As expected, this has turned out to be a rough period for tax preparer Jackson Hewitt (JTX). On Christmas Eve, they announced that Santa Barbara Bank & Trust had backed out as their partner in financing Revenue Anticipation Loans (RAL's).
Today, the company reported earnings for their fiscal 3rd quarter ended January (as a tax preparer, it makes sense for their fiscal year to end in April) that missed analyst expectations by 2cents. Looking at the results, it could have been worse.
The impact and importance of financial products like RAL's is massive. Tax returns in offices where RAL's remained available were down 11% from 2009 levels, versus down 31% in markets where RAL's were unavailable. It's a big knock on the company that their core product is so dependent on the foot traffic brought in by "extras" such as RAL's.
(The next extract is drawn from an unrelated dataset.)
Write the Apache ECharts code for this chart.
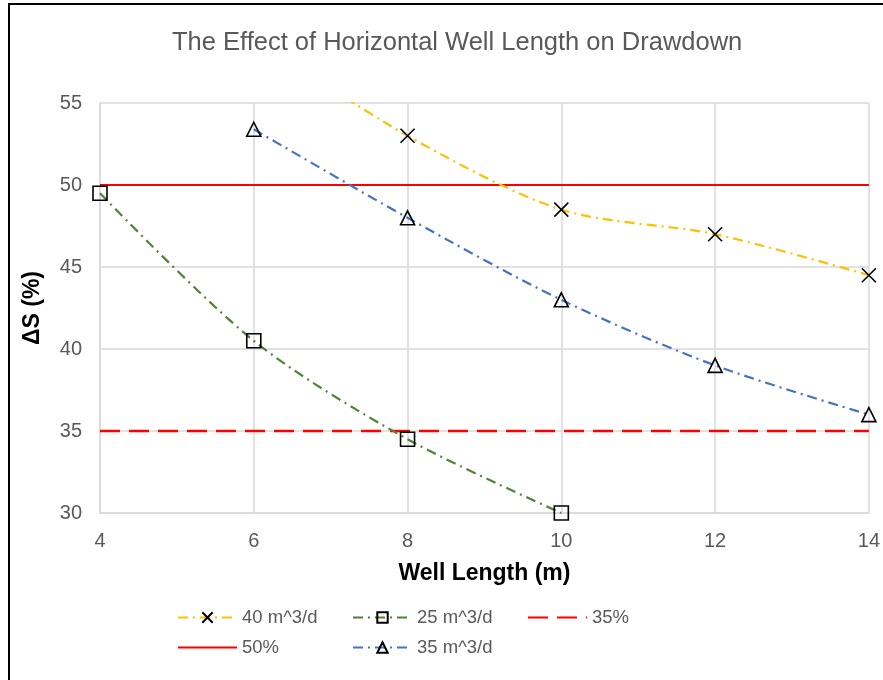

In Jackson Hewitt markets where the RAL product was available, total returns prepared in tax season were down 11% in the 2010 tax season on a comparable day-over-day basis, and customer retention improved by approximately 6 percentage points to over 62%. Jackson Hewitt believes that the paid preparer market was down versus the prior year at this same time on a comparable basis. Correspondingly, in Jackson Hewittmarkets where the RAL product was unavailable, total returns prepared in tax season were down 31% in the 2010 tax season on a comparable day-over-day basis, and customer retention declined by over 6 percentage points to approximately 51%, reflecting the uneven competitive landscape with respect to RALs.
One thing that impressed me is the "revenues per tax return prepared," which stayed remarkably intact as the company is able to successfully justify its margins to customers.
The stock is off 6% mostly due to the season-to-date figures for prepared tax returns, which are down about 18%. Even after adding back the positive effect from revenue per return growth, this would imply revenues for the coming quarter a touch below what Wall Street is expecting. I would say that this stock has priced in a LOT of bad news, and is a ship that can be righted if management can get its act together.
Subsequent to the end of the 2010 third quarter, year-to-date through the end of February, Jackson Hewitt and its franchisees had prepared 1.830 million tax returns, reflecting a decrease of 18%, versus the 2.218 million tax returns prepared during the same month-end period last year. Year-to-date through February 28, average revenue per return grew by approximately 2%.